Actionable Insights for Readers and Writers
If you’re looking to truly engage with The Return by Hisham Matar, don't just read it for the plot. There isn't a traditional "ending" where everything is okay. Instead, focus on these elements:
- Study the Narrative Structure: Notice how Matar jumps between 1979, 1990, 1996, and 2012. He isn't being confusing; he’s showing how trauma makes time circular.
- Look for the Silence: Pay attention to what isn't said. The gaps in the letters smuggled out of prison are as important as the words themselves.
- Understand the Context: Before reading, quickly look up the 1969 coup that brought Gaddafi to power. Knowing the history of the "Ajdabiya Group" makes Hisham's family's role much clearer.
- Contrast with his Fiction: If you’ve read In the Country of Men or Anatomy of a Disappearance, you’ll see the same themes. But in The Return, the mask of fiction is gone. It’s raw.

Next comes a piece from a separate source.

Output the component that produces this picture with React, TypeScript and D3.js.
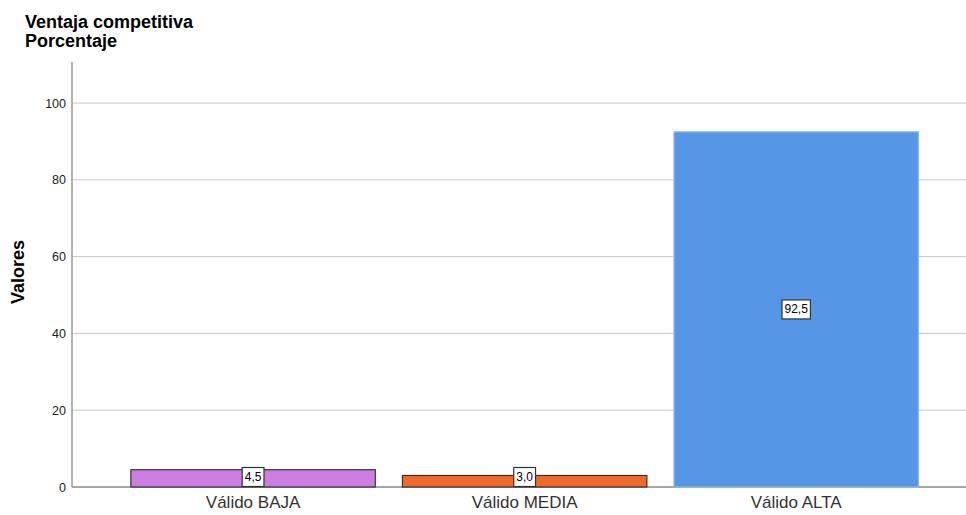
import React from "react";
import * as d3 from "d3";

const categories = ["Válido BAJA", "Válido MEDIA", "Válido ALTA"];
const values = [4.5, 3.0, 92.5];
const labels = ["4,5", "3,0", "92,5"];
const fills = ["#cc7ee2", "#f2692c", "#5596e6"];
const strokes = ["#333333", "#333333", "#8cb7ef"];
const yTicks = [0, 20, 40, 60, 80, 100];

const W = 966;
const H = 515;
const FONT = "Arial, 'Liberation Sans', sans-serif";

export default function App() {
  const left = 72;
  const right = 966;
  const top = 62;
  const bottom = 487;

  const x = d3
    .scaleBand<string>()
    .domain(categories)
    .range([left, right])
    .paddingInner(0.1)
    .paddingOuter(0.196)
    .align(0.553);
  const y = d3.scaleLinear().domain([0, 110.7]).range([bottom, top]);

  return (
    <svg width={W} height={H} style={{ position: "absolute", left: 0, top: 0, fontFamily: FONT }}>
      <rect x={0} y={0} width={W} height={H} fill="#ffffff" />
      <text x={25} y={28} fontSize={18} fontWeight="bold" fill="#000">
        Ventaja competitiva
      </text>
      <text x={25} y={47} fontSize={18} fontWeight="bold" fill="#000">
        Porcentaje
      </text>
      {yTicks.map((t) => (
        <g key={t}>
          {t > 0 && (
            <line x1={left} x2={right} y1={y(t)} y2={y(t)} stroke="#c8c8c8" strokeWidth={1} />
          )}
          <text x={66} y={y(t) + 4.5} fontSize={12.5} textAnchor="end" fill="#222">
            {t}
          </text>
        </g>
      ))}
      <line x1={left} x2={left} y1={top} y2={bottom} stroke="#888" strokeWidth={1.3} />
      <line x1={left} x2={right} y1={bottom} y2={bottom} stroke="#888" strokeWidth={1.3} />
      <text
        transform={`translate(24, 272) rotate(-90)`}
        fontSize={18}
        fontWeight="bold"
        textAnchor="middle"
        fill="#000"
      >
        Valores
      </text>
      {categories.map((c, i) => {
        const x0 = x(c)!;
        const bw = x.bandwidth();
        const cx = x0 + bw / 2;
        const yTop = y(values[i]);
        const cy = Math.min(y(values[i] / 2), bottom - 10);
        const tw = labels[i].length * 6.6 + 2;
        return (
          <g key={c}>
            <rect
              x={x0}
              y={yTop}
              width={bw}
              height={bottom - yTop}
              fill={fills[i]}
              stroke={strokes[i]}
              strokeWidth={1.2}
            />
            <rect
              x={cx - tw / 2}
              y={cy - 9.5}
              width={tw}
              height={19}
              fill="#fff"
              stroke="#333"
              strokeWidth={1.2}
            />
            <text x={cx} y={cy + 4} fontSize={12} textAnchor="middle" fill="#000">
              {labels[i]}
            </text>
            <text x={cx} y={508} fontSize={17} textAnchor="middle" fill="#333">
              {c}
            </text>
          </g>
        );
      })}
    </svg>
  );
}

To get the most out of this work, treat it as a meditation on the persistence of hope. Hisham calls hope "cunning and persistent." It’s not always a good thing. Sometimes, hope is what keeps the wound open. But in the end, writing the book is his way of finally building the funeral his father never had. He’s reclaiming the narrative from the state. He’s giving his father a place to rest, even if it’s only on the page.